* Exercise task: Pull out every line with the word "Rebuild" from the entries below.

------ Records provided

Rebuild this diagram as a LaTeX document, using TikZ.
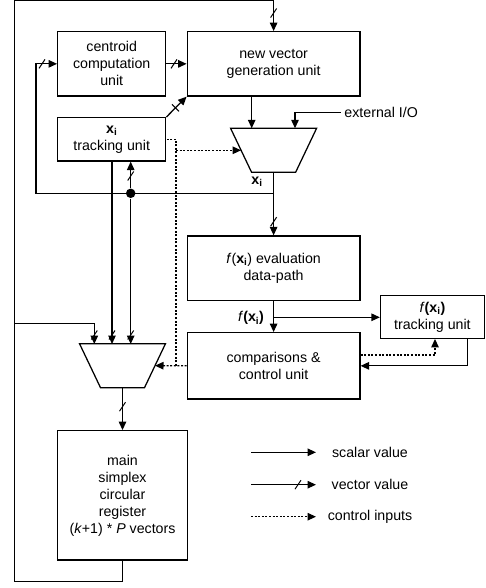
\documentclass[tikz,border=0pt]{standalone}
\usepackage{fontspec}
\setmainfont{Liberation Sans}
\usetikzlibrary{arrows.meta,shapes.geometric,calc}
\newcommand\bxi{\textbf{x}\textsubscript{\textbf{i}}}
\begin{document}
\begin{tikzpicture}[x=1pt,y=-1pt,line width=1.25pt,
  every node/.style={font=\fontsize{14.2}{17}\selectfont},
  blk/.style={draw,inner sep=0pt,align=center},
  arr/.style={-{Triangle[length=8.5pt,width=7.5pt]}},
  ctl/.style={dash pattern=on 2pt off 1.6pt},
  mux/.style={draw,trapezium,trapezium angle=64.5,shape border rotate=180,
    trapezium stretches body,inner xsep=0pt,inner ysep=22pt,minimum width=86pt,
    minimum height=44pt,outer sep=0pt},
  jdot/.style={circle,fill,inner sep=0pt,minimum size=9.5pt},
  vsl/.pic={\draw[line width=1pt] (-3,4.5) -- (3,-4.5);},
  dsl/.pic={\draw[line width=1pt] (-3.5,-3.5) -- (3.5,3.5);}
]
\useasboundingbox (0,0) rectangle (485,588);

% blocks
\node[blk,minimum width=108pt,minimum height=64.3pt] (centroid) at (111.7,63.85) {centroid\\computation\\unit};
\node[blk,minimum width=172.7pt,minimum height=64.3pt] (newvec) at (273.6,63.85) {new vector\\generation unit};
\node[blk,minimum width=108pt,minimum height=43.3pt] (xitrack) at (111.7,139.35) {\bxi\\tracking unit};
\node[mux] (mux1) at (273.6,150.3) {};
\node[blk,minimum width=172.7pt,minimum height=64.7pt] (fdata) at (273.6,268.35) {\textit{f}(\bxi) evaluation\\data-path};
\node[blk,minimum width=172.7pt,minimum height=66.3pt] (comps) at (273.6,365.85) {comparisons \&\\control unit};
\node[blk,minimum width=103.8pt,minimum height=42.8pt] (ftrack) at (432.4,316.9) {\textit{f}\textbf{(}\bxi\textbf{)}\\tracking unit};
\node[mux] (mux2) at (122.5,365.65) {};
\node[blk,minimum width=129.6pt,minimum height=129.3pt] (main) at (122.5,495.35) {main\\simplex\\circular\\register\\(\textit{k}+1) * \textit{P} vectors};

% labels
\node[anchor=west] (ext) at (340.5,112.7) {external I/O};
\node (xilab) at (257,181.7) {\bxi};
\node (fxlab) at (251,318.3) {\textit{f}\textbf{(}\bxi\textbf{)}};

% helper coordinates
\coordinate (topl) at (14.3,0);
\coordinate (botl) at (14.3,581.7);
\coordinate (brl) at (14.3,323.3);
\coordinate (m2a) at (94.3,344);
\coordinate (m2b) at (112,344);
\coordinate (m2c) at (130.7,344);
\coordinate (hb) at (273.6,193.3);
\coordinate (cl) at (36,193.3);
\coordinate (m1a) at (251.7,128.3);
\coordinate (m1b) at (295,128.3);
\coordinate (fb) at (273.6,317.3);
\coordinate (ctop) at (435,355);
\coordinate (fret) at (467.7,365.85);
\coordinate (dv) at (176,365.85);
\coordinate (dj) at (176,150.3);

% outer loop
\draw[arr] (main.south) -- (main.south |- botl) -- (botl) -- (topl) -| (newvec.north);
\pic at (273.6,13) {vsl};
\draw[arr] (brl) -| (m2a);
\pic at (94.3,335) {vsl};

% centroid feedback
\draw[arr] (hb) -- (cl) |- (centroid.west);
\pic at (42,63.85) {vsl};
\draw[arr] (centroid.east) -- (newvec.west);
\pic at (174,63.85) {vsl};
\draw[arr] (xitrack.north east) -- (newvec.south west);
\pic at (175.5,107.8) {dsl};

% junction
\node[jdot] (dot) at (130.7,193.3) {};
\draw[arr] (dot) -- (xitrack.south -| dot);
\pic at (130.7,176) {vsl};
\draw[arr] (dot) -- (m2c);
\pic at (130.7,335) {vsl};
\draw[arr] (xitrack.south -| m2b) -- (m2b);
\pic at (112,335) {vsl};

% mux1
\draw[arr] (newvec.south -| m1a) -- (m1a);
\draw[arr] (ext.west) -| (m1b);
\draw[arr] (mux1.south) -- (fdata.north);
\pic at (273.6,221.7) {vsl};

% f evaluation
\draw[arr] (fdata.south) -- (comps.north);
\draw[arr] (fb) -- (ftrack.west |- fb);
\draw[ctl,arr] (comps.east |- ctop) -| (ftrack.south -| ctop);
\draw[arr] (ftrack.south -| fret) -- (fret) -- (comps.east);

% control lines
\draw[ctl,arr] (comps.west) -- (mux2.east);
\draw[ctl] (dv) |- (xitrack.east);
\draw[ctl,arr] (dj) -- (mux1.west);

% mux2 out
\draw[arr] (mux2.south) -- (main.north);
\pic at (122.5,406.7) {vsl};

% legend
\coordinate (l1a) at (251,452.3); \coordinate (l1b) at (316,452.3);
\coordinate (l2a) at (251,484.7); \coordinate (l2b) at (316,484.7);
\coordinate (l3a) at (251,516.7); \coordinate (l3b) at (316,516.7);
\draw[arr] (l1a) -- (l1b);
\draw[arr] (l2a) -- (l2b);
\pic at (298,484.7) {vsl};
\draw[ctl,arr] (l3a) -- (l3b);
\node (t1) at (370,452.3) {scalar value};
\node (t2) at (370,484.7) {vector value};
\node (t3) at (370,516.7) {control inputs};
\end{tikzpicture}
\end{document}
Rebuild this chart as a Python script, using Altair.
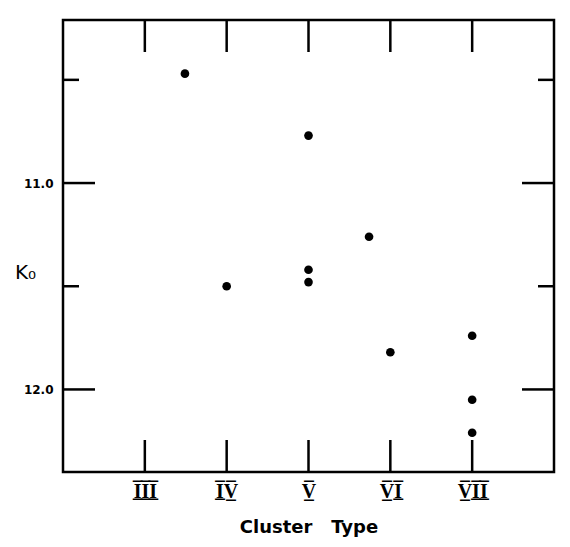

------------

* Response:
Rebuild this diagram as a LaTeX document, using TikZ.
Rebuild this chart as a Python script, using Altair.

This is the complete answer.